Trovo stimolante scrivere gialli, soprattutto ambientati nella mia città o a Tokyo, dove sono stato per qualche tempo. Senza alcun dubbio vado fiero di Kenzo Tanaka, il primo detective nipponico (nell’editoria riconosciuta) inventato da un italiano! Ci crederesti mai? Quando l’ho saputo sono rimasto piacevolmente colpito. Uscito nel 2014 è al suo reboot editoriale con una piccola casa editrice romana (Re Artù Edizioni) e ha avuto anche due progetti paralleli mai andati in porto: una serie tv ambientata in Europa scritta da Paolo Fittipaldi e una graphic novel. I saggi sono stati utili a farmi conoscere al grande pubblico poiché con un saggio su James Bond ebbi l’occasione di apparire su Rai Uno, e con quello legato alle serie televisive (“Sociologia Telefilmica” Weird Book) ci sono stati ottimi riscontri, soprattutto da parte di alcune scuole interessate al testo.
Come vedi evolversi il ruolo dello storyteller nel panorama comunicativo attuale, soprattutto con l’avvento delle nuove tecnologie e dei social media?

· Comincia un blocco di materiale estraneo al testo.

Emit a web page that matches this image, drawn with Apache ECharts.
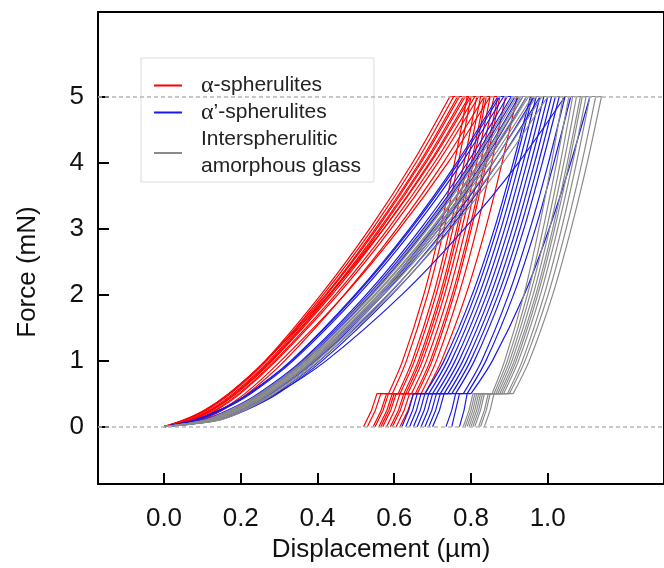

Sarò molto sincero e diretto: lo vedo male. L’AI generativa si sta sviluppando in maniera repentina. La maggior parte della gente non s’è ancora accorta di quali potenziali hanno le nuove AI. Molti sciocchi ci giocano online e la moltitudine pensa siano cose banali o senza senso, ma è difficile credere che tra dieci anni gli storyteller esisteranno ancora come li conosciamo oggi. Il rischio è che si arrivi a un punto in cui le storie non saranno più uniche o autentiche, ma versioni infinite di racconti già fatti e rifatti dalle AI. Già ora ci troviamo sommersi in un mare di contenuti che non interessano a nessuno, dove la creatività umana perde il suo valore, figurati tra qualche anno. E per ciò che concerne i social-media odierni, a mio avviso si implementeranno: chiunque può essere qualcuno e guadagnare soldi, lo farà a discapito della dignità.
Se dovessi consigliare una strategia creativa a chi si avvicina per la prima volta al mondo del racconto audiovisivo, quale sarebbe il tuo consiglio principale?
Se tu fossi un neofita ti darei questi suggerimenti: partire dalle emozioni e dalle esperienze personali. Raccontare qualcosa che conosci, che ti tocca profondamente e che senti di voler condividere. Poi concentrarsi sul linguaggio visivo: pensare a come si può comunicare senza parole, usando immagini, suoni, musica e silenzi. Infine, guardare tanto cinema, leggere tanto, e soprattutto provare, sbagliare e imparare. Non si deve aver paura di sperimentare: la creatività nasce spesso dai limiti e dagli errori!